If you see "deduplicate", "exactly-once", "idempotent", or "replay protection" in a design doc, the underlying primitive is this problem.

Variants you'll see elsewhere

  • contains-duplicate-ii: a duplicate is only a duplicate if the two indices are within k of each other; replace the unbounded set with a sliding window.
  • contains-duplicate-iii: extends ii to value-range tolerance; needs a sorted structure like a TreeSet or bucket sort.
  • find-the-duplicate-number: array of n+1 values in [1, n] with exactly one duplicate; bonus is to solve in O(1) extra space using Floyd's cycle detection.
  • first-unique-character (in this bank): the inverse, "first non-repeating", needs a counter not a set.
  • valid-sudoku: 27 simultaneous contains-duplicate checks across rows, columns, and 3x3 boxes.

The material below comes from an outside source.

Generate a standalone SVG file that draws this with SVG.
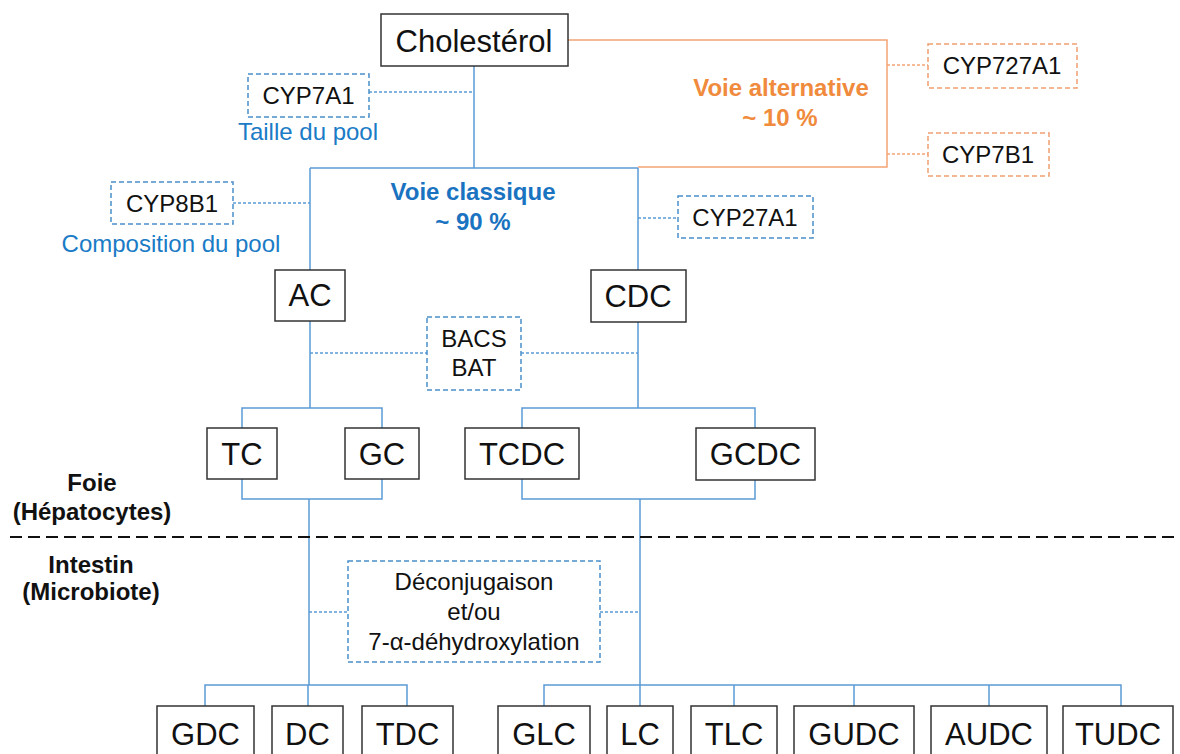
<svg xmlns="http://www.w3.org/2000/svg" width="1180" height="754" viewBox="0 0 1180 754">
<style>
.box{fill:#fff;stroke:#333;stroke-width:1.5}
.dbox{fill:#fff;stroke:#4a8fca;stroke-width:1.5;stroke-dasharray:5 3}
.obox{fill:#fff;stroke:#f0a070;stroke-width:1.5;stroke-dasharray:5 3}
.ln{fill:none;stroke:#5b9bd5;stroke-width:1.5}
.oln{fill:none;stroke:#f4a474;stroke-width:1.5}
.dot{fill:none;stroke:#5b9bd5;stroke-width:1.3;stroke-dasharray:3 2}
.odot{fill:none;stroke:#f4a474;stroke-width:1.3;stroke-dasharray:3 2}
text{font-family:"Liberation Sans",Arial,sans-serif;text-anchor:middle;fill:#111}
.big{font-size:31px}
.mid{font-size:24px}
.blue{fill:#1a7bc6;font-size:24px}
.bb{fill:#1a73c0;font-size:24px;font-weight:bold}
.ob{fill:#f08a3c;font-size:24px;font-weight:bold}
.zone{font-size:24px;font-weight:bold}
</style>

<g id="connectors">
  <path class="oln" d="M568 40 H887 V167 H638"/>
  <line class="odot" x1="887" y1="65" x2="928" y2="65"/>
  <line class="odot" x1="887" y1="154" x2="928" y2="154"/>
  <path class="ln" d="M474 66 V168 M310 168 H638 M310 168 V270 M638 168 V270"/>
  <line class="dot" x1="369" y1="92" x2="474" y2="92"/>
  <line class="dot" x1="233" y1="203" x2="310" y2="203"/>
  <line class="dot" x1="638" y1="218" x2="678" y2="218"/>
  <path class="ln" d="M310 321 V408 M638 322 V408"/>
  <line class="dot" x1="310" y1="353" x2="427" y2="353"/>
  <line class="dot" x1="521" y1="353" x2="638" y2="353"/>
  <path class="ln" d="M242 428 V408 H382 V428 M522 428 V408 H755 V428"/>
  <path class="ln" d="M242 479 V499 H382 V479 M522 479 V499 H755 V479"/>
  <path class="ln" d="M309 499 V685 M640 499 V685"/>
  <line class="dot" x1="309" y1="612" x2="348" y2="612"/>
  <line class="dot" x1="600" y1="612" x2="640" y2="612"/>
  <path class="ln" d="M205 706 V685 H407 V706 M308 685 V706"/>
  <path class="ln" d="M544 706 V685 H1121 V706 M640 685 V706 M734 685 V706 M854 685 V706 M989 685 V706"/>
</g>

<line id="separator" x1="10" y1="537" x2="1180" y2="537" stroke="#111" stroke-width="2" stroke-dasharray="12 6"/>

<g id="cholesterol"><rect class="box" x="381" y="14" width="187" height="52"/><text class="big" x="474" y="52">Cholestérol</text></g>
<g id="cyp7a1"><rect class="dbox" x="248" y="74" width="121" height="43"/><text class="mid" x="308.5" y="104">CYP7A1</text></g>
<g id="taille"><text class="blue" x="308" y="140">Taille du pool</text></g>
<g id="cyp8b1"><rect class="dbox" x="111" y="182" width="122" height="42"/><text class="mid" x="172" y="212">CYP8B1</text></g>
<g id="composition"><text class="blue" x="171" y="252">Composition du pool</text></g>
<g id="voie-classique"><text class="bb" x="473" y="200">Voie classique</text><text class="bb" x="473" y="230">~ 90 %</text></g>
<g id="voie-alternative"><text class="ob" x="781" y="96">Voie alternative</text><text class="ob" x="780" y="126">~ 10 %</text></g>
<g id="cyp727a1"><rect class="obox" x="928" y="44" width="149" height="44"/><text class="mid" x="1002" y="74">CYP727A1</text></g>
<g id="cyp7b1"><rect class="obox" x="928" y="133" width="121" height="43"/><text class="mid" x="988" y="163">CYP7B1</text></g>
<g id="cyp27a1"><rect class="dbox" x="678" y="196" width="135" height="42"/><text class="mid" x="745" y="226">CYP27A1</text></g>
<g id="ac"><rect class="box" x="275" y="270" width="70" height="51"/><text class="big" x="310" y="306">AC</text></g>
<g id="cdc"><rect class="box" x="591" y="270" width="95" height="52"/><text class="big" x="638" y="307">CDC</text></g>
<g id="bacs"><rect class="dbox" x="427" y="317" width="94" height="73"/><text class="mid" x="474" y="347">BACS</text><text class="mid" x="474" y="376">BAT</text></g>
<g id="tc"><rect class="box" x="207" y="428" width="70" height="51"/><text class="big" x="242" y="465">TC</text></g>
<g id="gc"><rect class="box" x="345" y="428" width="74" height="51"/><text class="big" x="382" y="465">GC</text></g>
<g id="tcdc"><rect class="box" x="465" y="428" width="114" height="51"/><text class="big" x="522" y="465">TCDC</text></g>
<g id="gcdc"><rect class="box" x="696" y="428" width="119" height="52"/><text class="big" x="755.5" y="465">GCDC</text></g>
<g id="foie"><text class="zone" x="92" y="491">Foie</text><text class="zone" x="92" y="520">(Hépatocytes)</text></g>
<g id="intestin"><text class="zone" x="91" y="573">Intestin</text><text class="zone" x="91" y="600">(Microbiote)</text></g>
<g id="deconjugaison"><rect class="dbox" x="348" y="561" width="252" height="101"/><text class="mid" x="474" y="590">Déconjugaison</text><text class="mid" x="474" y="620">et/ou</text><text class="mid" x="474" y="650">7-α-déhydroxylation</text></g>
<g id="gdc"><rect class="box" x="157" y="706" width="97" height="60"/><text class="big" x="205.5" y="745">GDC</text></g>
<g id="dc"><rect class="box" x="272" y="706" width="71" height="60"/><text class="big" x="307.5" y="745">DC</text></g>
<g id="tdc"><rect class="box" x="362" y="706" width="91" height="60"/><text class="big" x="407.5" y="745">TDC</text></g>
<g id="glc"><rect class="box" x="498" y="706" width="92" height="60"/><text class="big" x="544" y="745">GLC</text></g>
<g id="lc"><rect class="box" x="607" y="706" width="66" height="60"/><text class="big" x="640" y="745">LC</text></g>
<g id="tlc"><rect class="box" x="691" y="706" width="86" height="60"/><text class="big" x="734" y="745">TLC</text></g>
<g id="gudc"><rect class="box" x="794" y="706" width="120" height="60"/><text class="big" x="854" y="745">GUDC</text></g>
<g id="audc"><rect class="box" x="931" y="706" width="116" height="60"/><text class="big" x="989" y="745">AUDC</text></g>
<g id="tudc"><rect class="box" x="1063" y="706" width="110" height="60"/><text class="big" x="1118" y="745">TUDC</text></g>
</svg>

The whole family shares a single skill: noticing when a question can be answered by "have I seen this".

How parikshan turns this into a learning loop

After you read this article and click the practice link, four layers kick in. The editor runs your code against public tests instantly and against per-session dynamic private tests generated freshly each attempt, so memorising someone else's gist does not pass. Hints are graduated: take hint 1 free (a one-line nudge), hint 2 for a small integrity hit, hint 3 for a larger penalty that gives you the algorithmic skeleton. The AI training assistant in exam mode offers Explain, Review, Find Bugs, Add Comments, and Optimise, each with a small integrity cost, so you spend assistance deliberately. In practice mode, AI chat is free and unpenalised, the right place to ask "why does adding before checking break it?". Finally, the dispute flow sends a contested verdict to a human reviewer in one click. Read this article, attempt in practice mode, accept the integrity hit only when you genuinely need a hint, then redo in exam mode untouched. When you finish under three minutes with no AI, the pattern is muscle memory.

In the AI-integrated workspace

In your future job, no one will pay you to type contains-duplicate from scratch. An agent will. Your job is to:

  1. Recognise the pattern in a feature spec written by a product manager. "Drop duplicate clicks" reads as contains-duplicate over a sliding time window; you must spot it before the agent generates 200 lines of bespoke logic.
  2. Tell the agent precisely: "use a hash set with a per-element check-before-insert; reject the second seen value".
  3. Review the agent's code for the three classic mistakes: inserting before checking, building the full set when an early exit is correct, and hidden O(n^2) creeping in via if x in list_so_far.
  4. Verify the agent considered the distributed case. If two pods can both call dedup(), the set must live in Redis or a database, not in process memory. AI agents miss this constantly.

The candidates who direct agents productively are the ones who can read a spec and say "this is contains-duplicate over a 30-second window, store the keys in Redis with TTL". Candidates who cannot recognise the shape end up approving generated code that looks fine on the sample and ships a double-charge bug to production. parikshan is built to train the first kind.